→ Data provided:
________________________________________

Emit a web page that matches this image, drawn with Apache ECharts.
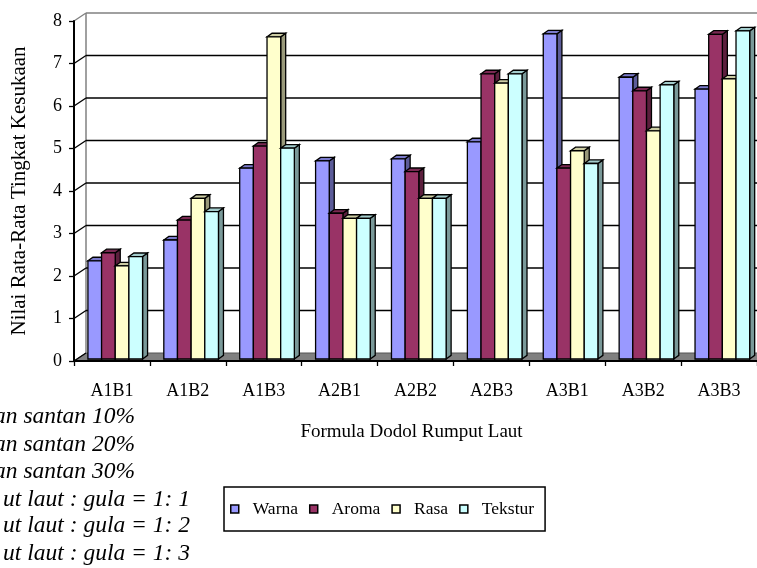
<!DOCTYPE html>
<html>
<head>
<meta charset="utf-8">
<title>Formula Dodol Rumput Laut</title>
<script src="https://cdn.jsdelivr.net/npm/echarts@6/dist/echarts.min.js"></script>
<style>
  html, body { margin: 0; padding: 0; background: #fff; }
  #chart { width: 757px; height: 568px; }
</style>
</head>
<body>
<div id="chart"></div>
<script>
// Mean preference scores per formula
const categories = ['A1B1', 'A1B2', 'A1B3', 'A2B1', 'A2B2', 'A2B3', 'A3B1', 'A3B2', 'A3B3'];
const warna   = [2.31, 2.80, 4.49, 4.66, 4.71, 5.11, 7.65, 6.63, 6.35];
const aroma   = [2.50, 3.27, 5.01, 3.43, 4.41, 6.71, 4.49, 6.31, 7.64];
const rasa    = [2.19, 3.78, 7.58, 3.31, 3.78, 6.49, 4.90, 5.37, 6.59];
const tekstur = [2.41, 3.47, 4.96, 3.31, 3.78, 6.71, 4.60, 6.45, 7.72];
const seriesNames = ['Warna', 'Aroma', 'Rasa', 'Tekstur'];
const yTicks = [0, 1, 2, 3, 4, 5, 6, 7, 8];

// Notes printed at the lower left
const notesLeft = ['an santan 10%', 'an santan 20%', 'an santan 30%'];
const notesRight = ['ut laut : gula = 1: 1', 'ut laut : gula = 1: 2', 'ut laut : gula = 1: 3'];

const SERIF = "'Liberation Serif', 'Times New Roman', serif";

// Pseudo-3D geometry
const WALL_DX = 12, WALL_DY = -8;    // back wall offset
const BAR_DX = 3.3, BAR_DY = -2;     // bar front plane offset
const DEPTH_X = 5, DEPTH_Y = -3.6;   // bar depth
const BAR_RATIO = 0.18;              // each bar's share of the band

const palette = [
  { front: '#9999FF', side: '#5C5C99', cap: '#7A7ACC' },
  { front: '#993366', side: '#5C1F3D', cap: '#7A2952' },
  { front: '#FFFFCC', side: '#99997A', cap: '#CCCCA3' },
  { front: '#CCFFFF', side: '#7A9999', cap: '#A3CCCC' }
];

function wallRenderer(params, api) {
  const v = api.value(1);
  const cs = params.coordSys;
  const x0 = cs.x, W = cs.width;
  const y = api.coord([0, v])[1];
  const isTop = v === yTicks[yTicks.length - 1];
  const lineColor = isTop ? '#808080' : '#000';
  const children = [];
  if (v === 0) {
    const yTop = api.coord([0, yTicks[yTicks.length - 1]])[1];
    children.push({
      type: 'polygon',
      shape: { points: [[x0, y], [x0 + W, y], [x0 + W + WALL_DX, y + WALL_DY], [x0 + WALL_DX, y + WALL_DY]] },
      style: { fill: '#808080', stroke: '#555', lineWidth: 1 }
    });
    children.push({
      type: 'line',
      shape: { x1: x0 + WALL_DX, y1: y + WALL_DY, x2: x0 + WALL_DX, y2: yTop + WALL_DY },
      style: { stroke: '#808080', lineWidth: 1.5 }
    });
  }
  children.push({
    type: 'line',
    shape: { x1: x0, y1: y, x2: x0 + WALL_DX, y2: y + WALL_DY },
    style: { stroke: lineColor, lineWidth: 1.3 }
  });
  if (v !== 0) {
    children.push({
      type: 'line',
      shape: { x1: x0 + WALL_DX, y1: y + WALL_DY, x2: x0 + W + WALL_DX, y2: y + WALL_DY },
      style: { stroke: lineColor, lineWidth: isTop ? 1.5 : 1.3 }
    });
  }
  return { type: 'group', children: children };
}

function barRenderer(idx) {
  const c = palette[idx];
  return function (params, api) {
    const i = api.value(0), v = api.value(1);
    const base = api.coord([i, 0]);
    const top = api.coord([i, v]);
    const band = api.size([1, 0])[0];
    const w = band * BAR_RATIO;
    const x = base[0] - 2 * w + idx * w + BAR_DX;
    const yb = base[1] + BAR_DY;
    const yt = top[1] + BAR_DY;
    const stroke = { stroke: '#000', lineWidth: 1.3, lineJoin: 'miter' };
    return {
      type: 'group',
      children: [
        {
          type: 'polygon',
          shape: { points: [[x + w, yt], [x + w + DEPTH_X, yt + DEPTH_Y], [x + w + DEPTH_X, yb + DEPTH_Y], [x + w, yb]] },
          style: Object.assign({ fill: c.side }, stroke)
        },
        {
          type: 'polygon',
          shape: { points: [[x, yt], [x + w, yt], [x + w + DEPTH_X, yt + DEPTH_Y], [x + DEPTH_X, yt + DEPTH_Y]] },
          style: Object.assign({ fill: c.cap }, stroke)
        },
        {
          type: 'rect',
          shape: { x: x, y: yt, width: w, height: yb - yt },
          style: Object.assign({ fill: c.front }, stroke)
        }
      ]
    };
  };
}

const values = [warna, aroma, rasa, tekstur];
const barSeries = values.map(function (arr, idx) {
  return {
    name: seriesNames[idx],
    type: 'custom',
    z: 2,
    renderItem: barRenderer(idx),
    itemStyle: { color: palette[idx].front },
    encode: { x: 0, y: 1 },
    data: arr.map(function (v, i) { return [i, v]; })
  };
});

const noteGraphics = [];
const noteY = [418, 446, 473, 501, 527, 555];
notesLeft.forEach(function (t, k) {
  noteGraphics.push({ type: 'text', right: 757 - 135, top: noteY[k] - 13,
    style: { text: t, font: 'italic 23.5px ' + SERIF, fill: '#000' } });
});
notesRight.forEach(function (t, k) {
  noteGraphics.push({ type: 'text', right: 757 - 190, top: noteY[k + 3] - 13,
    style: { text: t, font: 'italic 23.5px ' + SERIF, fill: '#000' } });
});

const chart = echarts.init(document.getElementById('chart'), null, { renderer: 'canvas' });
chart.setOption({
  animation: false,
  backgroundColor: '#fff',
  grid: { left: 74, top: 21, width: 686, height: 340 },
  legend: {
    data: seriesNames,
    left: 224,
    top: 487,
    orient: 'horizontal',
    icon: 'rect',
    itemWidth: 8,
    itemHeight: 8,
    itemGap: 11,
    borderColor: '#000',
    borderWidth: 1.5,
    padding: [13, 11, 13, 6],
    itemStyle: { borderColor: '#000', borderWidth: 1.5 },
    textStyle: { fontFamily: SERIF, fontSize: 17.5, color: '#000', padding: [0, 0, 0, 9] }
  },
  xAxis: {
    type: 'category',
    data: categories,
    z: 3,
    name: 'Formula Dodol Rumput Laut',
    nameLocation: 'middle',
    nameGap: 62,
    nameTextStyle: { fontFamily: SERIF, fontSize: 19, color: '#000', padding: [0, 8, 0, 0] },
    axisLine: { lineStyle: { color: '#000', width: 2 } },
    axisTick: { show: true, length: 5, lineStyle: { color: '#000', width: 1.3 } },
    axisLabel: { fontFamily: SERIF, fontSize: 18, color: '#000', margin: 21 },
    splitLine: { show: false }
  },
  yAxis: {
    type: 'value',
    min: 0,
    max: 8,
    interval: 1,
    z: 3,
    name: 'Nilai Rata-Rata Tingkat Kesukaan',
    nameLocation: 'middle',
    nameGap: 44,
    nameTextStyle: { fontFamily: SERIF, fontSize: 21, color: '#000' },
    axisLine: { show: true, lineStyle: { color: '#000', width: 2 } },
    axisTick: { show: true, length: 5, lineStyle: { color: '#000', width: 1.3 } },
    axisLabel: { fontFamily: SERIF, fontSize: 18, color: '#000', margin: 12 },
    splitLine: { show: false }
  },
  graphic: noteGraphics,
  series: [
    {
      name: 'wall',
      type: 'custom',
      z: 1,
      silent: true,
      renderItem: wallRenderer,
      encode: { x: 0, y: 1 },
      data: yTicks.map(function (v) { return [0, v]; })
    }
  ].concat(barSeries)
});
</script>
</body>
</html>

________________________________________

→ Objective: Without including any pictures, print all of the material exactly as given.

→ Task output:
Emit a web page that matches this image, drawn with Apache ECharts.
<!DOCTYPE html>
<html>
<head>
<meta charset="utf-8">
<title>Formula Dodol Rumput Laut</title>
<script src="https://cdn.jsdelivr.net/npm/echarts@6/dist/echarts.min.js"></script>
<style>
  html, body { margin: 0; padding: 0; background: #fff; }
  #chart { width: 757px; height: 568px; }
</style>
</head>
<body>
<div id="chart"></div>
<script>
// Mean preference scores per formula
const categories = ['A1B1', 'A1B2', 'A1B3', 'A2B1', 'A2B2', 'A2B3', 'A3B1', 'A3B2', 'A3B3'];
const warna   = [2.31, 2.80, 4.49, 4.66, 4.71, 5.11, 7.65, 6.63, 6.35];
const aroma   = [2.50, 3.27, 5.01, 3.43, 4.41, 6.71, 4.49, 6.31, 7.64];
const rasa    = [2.19, 3.78, 7.58, 3.31, 3.78, 6.49, 4.90, 5.37, 6.59];
const tekstur = [2.41, 3.47, 4.96, 3.31, 3.78, 6.71, 4.60, 6.45, 7.72];
const seriesNames = ['Warna', 'Aroma', 'Rasa', 'Tekstur'];
const yTicks = [0, 1, 2, 3, 4, 5, 6, 7, 8];

// Notes printed at the lower left
const notesLeft = ['an santan 10%', 'an santan 20%', 'an santan 30%'];
const notesRight = ['ut laut : gula = 1: 1', 'ut laut : gula = 1: 2', 'ut laut : gula = 1: 3'];

const SERIF = "'Liberation Serif', 'Times New Roman', serif";

// Pseudo-3D geometry
const WALL_DX = 12, WALL_DY = -8;    // back wall offset
const BAR_DX = 3.3, BAR_DY = -2;     // bar front plane offset
const DEPTH_X = 5, DEPTH_Y = -3.6;   // bar depth
const BAR_RATIO = 0.18;              // each bar's share of the band

const palette = [
  { front: '#9999FF', side: '#5C5C99', cap: '#7A7ACC' },
  { front: '#993366', side: '#5C1F3D', cap: '#7A2952' },
  { front: '#FFFFCC', side: '#99997A', cap: '#CCCCA3' },
  { front: '#CCFFFF', side: '#7A9999', cap: '#A3CCCC' }
];

function wallRenderer(params, api) {
  const v = api.value(1);
  const cs = params.coordSys;
  const x0 = cs.x, W = cs.width;
  const y = api.coord([0, v])[1];
  const isTop = v === yTicks[yTicks.length - 1];
  const lineColor = isTop ? '#808080' : '#000';
  const children = [];
  if (v === 0) {
    const yTop = api.coord([0, yTicks[yTicks.length - 1]])[1];
    children.push({
      type: 'polygon',
      shape: { points: [[x0, y], [x0 + W, y], [x0 + W + WALL_DX, y + WALL_DY], [x0 + WALL_DX, y + WALL_DY]] },
      style: { fill: '#808080', stroke: '#555', lineWidth: 1 }
    });
    children.push({
      type: 'line',
      shape: { x1: x0 + WALL_DX, y1: y + WALL_DY, x2: x0 + WALL_DX, y2: yTop + WALL_DY },
      style: { stroke: '#808080', lineWidth: 1.5 }
    });
  }
  children.push({
    type: 'line',
    shape: { x1: x0, y1: y, x2: x0 + WALL_DX, y2: y + WALL_DY },
    style: { stroke: lineColor, lineWidth: 1.3 }
  });
  if (v !== 0) {
    children.push({
      type: 'line',
      shape: { x1: x0 + WALL_DX, y1: y + WALL_DY, x2: x0 + W + WALL_DX, y2: y + WALL_DY },
      style: { stroke: lineColor, lineWidth: isTop ? 1.5 : 1.3 }
    });
  }
  return { type: 'group', children: children };
}

function barRenderer(idx) {
  const c = palette[idx];
  return function (params, api) {
    const i = api.value(0), v = api.value(1);
    const base = api.coord([i, 0]);
    const top = api.coord([i, v]);
    const band = api.size([1, 0])[0];
    const w = band * BAR_RATIO;
    const x = base[0] - 2 * w + idx * w + BAR_DX;
    const yb = base[1] + BAR_DY;
    const yt = top[1] + BAR_DY;
    const stroke = { stroke: '#000', lineWidth: 1.3, lineJoin: 'miter' };
    return {
      type: 'group',
      children: [
        {
          type: 'polygon',
          shape: { points: [[x + w, yt], [x + w + DEPTH_X, yt + DEPTH_Y], [x + w + DEPTH_X, yb + DEPTH_Y], [x + w, yb]] },
          style: Object.assign({ fill: c.side }, stroke)
        },
        {
          type: 'polygon',
          shape: { points: [[x, yt], [x + w, yt], [x + w + DEPTH_X, yt + DEPTH_Y], [x + DEPTH_X, yt + DEPTH_Y]] },
          style: Object.assign({ fill: c.cap }, stroke)
        },
        {
          type: 'rect',
          shape: { x: x, y: yt, width: w, height: yb - yt },
          style: Object.assign({ fill: c.front }, stroke)
        }
      ]
    };
  };
}

const values = [warna, aroma, rasa, tekstur];
const barSeries = values.map(function (arr, idx) {
  return {
    name: seriesNames[idx],
    type: 'custom',
    z: 2,
    renderItem: barRenderer(idx),
    itemStyle: { color: palette[idx].front },
    encode: { x: 0, y: 1 },
    data: arr.map(function (v, i) { return [i, v]; })
  };
});

const noteGraphics = [];
const noteY = [418, 446, 473, 501, 527, 555];
notesLeft.forEach(function (t, k) {
  noteGraphics.push({ type: 'text', right: 757 - 135, top: noteY[k] - 13,
    style: { text: t, font: 'italic 23.5px ' + SERIF, fill: '#000' } });
});
notesRight.forEach(function (t, k) {
  noteGraphics.push({ type: 'text', right: 757 - 190, top: noteY[k + 3] - 13,
    style: { text: t, font: 'italic 23.5px ' + SERIF, fill: '#000' } });
});

const chart = echarts.init(document.getElementById('chart'), null, { renderer: 'canvas' });
chart.setOption({
  animation: false,
  backgroundColor: '#fff',
  grid: { left: 74, top: 21, width: 686, height: 340 },
  legend: {
    data: seriesNames,
    left: 224,
    top: 487,
    orient: 'horizontal',
    icon: 'rect',
    itemWidth: 8,
    itemHeight: 8,
    itemGap: 11,
    borderColor: '#000',
    borderWidth: 1.5,
    padding: [13, 11, 13, 6],
    itemStyle: { borderColor: '#000', borderWidth: 1.5 },
    textStyle: { fontFamily: SERIF, fontSize: 17.5, color: '#000', padding: [0, 0, 0, 9] }
  },
  xAxis: {
    type: 'category',
    data: categories,
    z: 3,
    name: 'Formula Dodol Rumput Laut',
    nameLocation: 'middle',
    nameGap: 62,
    nameTextStyle: { fontFamily: SERIF, fontSize: 19, color: '#000', padding: [0, 8, 0, 0] },
    axisLine: { lineStyle: { color: '#000', width: 2 } },
    axisTick: { show: true, length: 5, lineStyle: { color: '#000', width: 1.3 } },
    axisLabel: { fontFamily: SERIF, fontSize: 18, color: '#000', margin: 21 },
    splitLine: { show: false }
  },
  yAxis: {
    type: 'value',
    min: 0,
    max: 8,
    interval: 1,
    z: 3,
    name: 'Nilai Rata-Rata Tingkat Kesukaan',
    nameLocation: 'middle',
    nameGap: 44,
    nameTextStyle: { fontFamily: SERIF, fontSize: 21, color: '#000' },
    axisLine: { show: true, lineStyle: { color: '#000', width: 2 } },
    axisTick: { show: true, length: 5, lineStyle: { color: '#000', width: 1.3 } },
    axisLabel: { fontFamily: SERIF, fontSize: 18, color: '#000', margin: 12 },
    splitLine: { show: false }
  },
  graphic: noteGraphics,
  series: [
    {
      name: 'wall',
      type: 'custom',
      z: 1,
      silent: true,
      renderItem: wallRenderer,
      encode: { x: 0, y: 1 },
      data: yTicks.map(function (v) { return [0, v]; })
    }
  ].concat(barSeries)
});
</script>
</body>
</html>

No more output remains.